Certains versoirs sont constitués d’un seul tenant ; d’autres sont fabriqués en deux parties, le nez du versoir étant indépendant. Cette dernière configuration permet de réduire les coûts d’utilisation, puisque seul le nez est à remplacer quand il est usé. Cette partie du versoir est en effet la partie subissant le plus de frottements et s’usant donc le plus vite. Par ailleurs, plus ce nez est large, mieux c’est car il existe une zone de remous à l’arrière engendrant également pas mal d’usure.
Sans oublier le soc, le coutre et la rasette
En ce qui concerne le soc, outre sa largeur qui doit être compatible avec le versoir, son profil est aussi à définir. Le soc avec pointe réversible constitue la solution traditionnelle. En cas de terrains caillouteux, le soc à bec de canard lui est préféré car il a tendance à repousser les pierres vers le bas, plutôt que les faire remonter en surface. Certains constructeurs proposent également des socs munis d’un couteau vertical en vue d’un émiettement plus poussé de la bande de terre.
Quant au coutre, la plupart des fabricants proposent un coutre-aileron ou un coutre circulaire (lisse ou crénelé). Ce dernier est très peu rencontré, du fait notamment de son prix et du surpoids engendré.
La troisième solution, fréquente, consiste à faire jouer le rôle de coutre au bord d’attaque du versoir. Ceci permet d’éliminer le coutre comme pièce physique indépendante, de libérer dès lors de l’espace et d’offrir plus de dégagement mais cela engendre plus d’usure sur le nez de versoir. La présence d’un coutre-aileron ou d’un coutre circulaire est toutefois généralement maintenue sur le dernier corps afin de tracer une raie de labour nette.

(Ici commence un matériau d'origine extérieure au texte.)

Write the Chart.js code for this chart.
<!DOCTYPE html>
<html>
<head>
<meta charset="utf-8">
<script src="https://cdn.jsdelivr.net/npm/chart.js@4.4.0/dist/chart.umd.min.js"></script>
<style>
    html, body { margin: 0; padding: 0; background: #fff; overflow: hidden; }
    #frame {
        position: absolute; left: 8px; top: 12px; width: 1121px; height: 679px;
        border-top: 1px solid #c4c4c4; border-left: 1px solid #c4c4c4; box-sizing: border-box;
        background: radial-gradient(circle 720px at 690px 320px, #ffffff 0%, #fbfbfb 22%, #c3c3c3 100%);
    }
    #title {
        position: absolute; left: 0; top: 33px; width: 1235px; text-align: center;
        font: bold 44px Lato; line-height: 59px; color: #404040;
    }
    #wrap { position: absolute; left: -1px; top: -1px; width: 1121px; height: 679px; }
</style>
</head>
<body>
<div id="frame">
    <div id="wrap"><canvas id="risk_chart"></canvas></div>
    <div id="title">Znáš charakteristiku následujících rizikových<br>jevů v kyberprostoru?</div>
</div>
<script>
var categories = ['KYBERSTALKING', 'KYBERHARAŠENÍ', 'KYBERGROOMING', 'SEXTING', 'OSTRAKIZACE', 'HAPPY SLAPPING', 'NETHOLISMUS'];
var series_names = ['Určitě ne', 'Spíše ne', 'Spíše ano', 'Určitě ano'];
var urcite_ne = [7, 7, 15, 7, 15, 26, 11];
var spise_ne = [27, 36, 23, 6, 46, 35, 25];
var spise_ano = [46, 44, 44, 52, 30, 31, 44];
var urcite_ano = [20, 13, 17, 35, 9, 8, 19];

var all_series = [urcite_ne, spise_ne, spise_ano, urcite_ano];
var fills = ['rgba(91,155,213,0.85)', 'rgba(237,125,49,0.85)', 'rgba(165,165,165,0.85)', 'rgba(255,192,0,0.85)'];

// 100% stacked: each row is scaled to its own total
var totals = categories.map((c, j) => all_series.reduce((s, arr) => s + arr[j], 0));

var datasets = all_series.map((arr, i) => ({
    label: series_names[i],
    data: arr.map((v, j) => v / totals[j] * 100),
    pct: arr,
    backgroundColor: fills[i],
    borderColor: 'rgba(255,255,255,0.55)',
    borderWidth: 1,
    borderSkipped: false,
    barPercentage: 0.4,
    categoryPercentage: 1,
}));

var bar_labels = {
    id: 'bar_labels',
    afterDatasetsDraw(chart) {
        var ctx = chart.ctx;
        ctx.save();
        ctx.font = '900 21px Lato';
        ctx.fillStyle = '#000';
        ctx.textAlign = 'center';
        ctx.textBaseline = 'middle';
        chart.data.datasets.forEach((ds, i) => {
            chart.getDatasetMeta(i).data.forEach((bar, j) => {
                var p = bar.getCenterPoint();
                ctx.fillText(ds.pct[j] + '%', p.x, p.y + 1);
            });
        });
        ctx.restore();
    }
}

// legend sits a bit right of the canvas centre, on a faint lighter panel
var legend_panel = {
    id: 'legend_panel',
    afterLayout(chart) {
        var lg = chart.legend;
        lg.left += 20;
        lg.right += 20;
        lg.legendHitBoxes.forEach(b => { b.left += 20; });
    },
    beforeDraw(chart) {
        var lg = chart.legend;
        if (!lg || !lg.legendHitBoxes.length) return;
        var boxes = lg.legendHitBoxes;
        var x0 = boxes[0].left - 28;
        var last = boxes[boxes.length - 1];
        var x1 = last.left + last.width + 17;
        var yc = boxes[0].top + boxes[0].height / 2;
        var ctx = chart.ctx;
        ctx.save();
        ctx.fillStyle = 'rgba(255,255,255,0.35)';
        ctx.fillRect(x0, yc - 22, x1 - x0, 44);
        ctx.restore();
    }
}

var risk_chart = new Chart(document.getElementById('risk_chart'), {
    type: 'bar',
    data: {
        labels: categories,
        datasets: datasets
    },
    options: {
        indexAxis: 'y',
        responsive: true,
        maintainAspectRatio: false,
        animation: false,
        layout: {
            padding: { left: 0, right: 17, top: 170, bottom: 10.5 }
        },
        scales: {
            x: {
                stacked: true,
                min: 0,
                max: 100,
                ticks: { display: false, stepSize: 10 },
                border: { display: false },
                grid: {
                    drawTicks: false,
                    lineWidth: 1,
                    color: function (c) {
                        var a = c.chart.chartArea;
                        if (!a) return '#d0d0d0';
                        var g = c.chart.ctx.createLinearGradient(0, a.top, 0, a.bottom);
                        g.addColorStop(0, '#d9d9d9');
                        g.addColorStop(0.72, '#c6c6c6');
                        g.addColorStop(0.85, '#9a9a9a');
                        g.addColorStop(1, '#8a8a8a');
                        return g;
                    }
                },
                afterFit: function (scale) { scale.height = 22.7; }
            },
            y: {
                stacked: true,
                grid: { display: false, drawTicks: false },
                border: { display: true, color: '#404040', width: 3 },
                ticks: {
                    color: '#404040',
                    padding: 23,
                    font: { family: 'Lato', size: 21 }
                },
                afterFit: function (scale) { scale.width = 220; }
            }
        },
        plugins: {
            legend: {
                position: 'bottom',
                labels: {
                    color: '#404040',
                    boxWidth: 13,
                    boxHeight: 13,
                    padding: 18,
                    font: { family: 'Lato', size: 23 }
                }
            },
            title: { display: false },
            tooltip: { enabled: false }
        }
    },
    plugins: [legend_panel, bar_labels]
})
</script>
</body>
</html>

La rasette est un autre organe dont les dimensions et profil doivent être choisis consciencieusement. Elle doit, par exemple, offrir une hauteur suffisante pour travailler dans des engrais verts ou des restes de maïs.
Le compromis dégagement – dimensions
Il est pertinent aussi de prendre en considération les distances séparant les différentes pièces de la charrue. Plus ces distances sont grandes, plus la charrue offre des dégagements importants pour éviter les risques de bourrages entre les corps. Le revers de cette médaille est qu’elle est également plus longue et encombrante, sollicitant davantage le relevage du tracteur et générant un porte-à-faux important.
Il y a donc lieu de déterminer le compromis idéal entre dégagement et dimensions de la charrue. « À cet égard, il faut tenir compte de la distance entre les corps, de la distance entre la rasette et la pointe du soc ainsi que de la hauteur de la charrue », intervient Dominique. « Et concernant cette hauteur, il faut être particulièrement attentif aux informations reçues. »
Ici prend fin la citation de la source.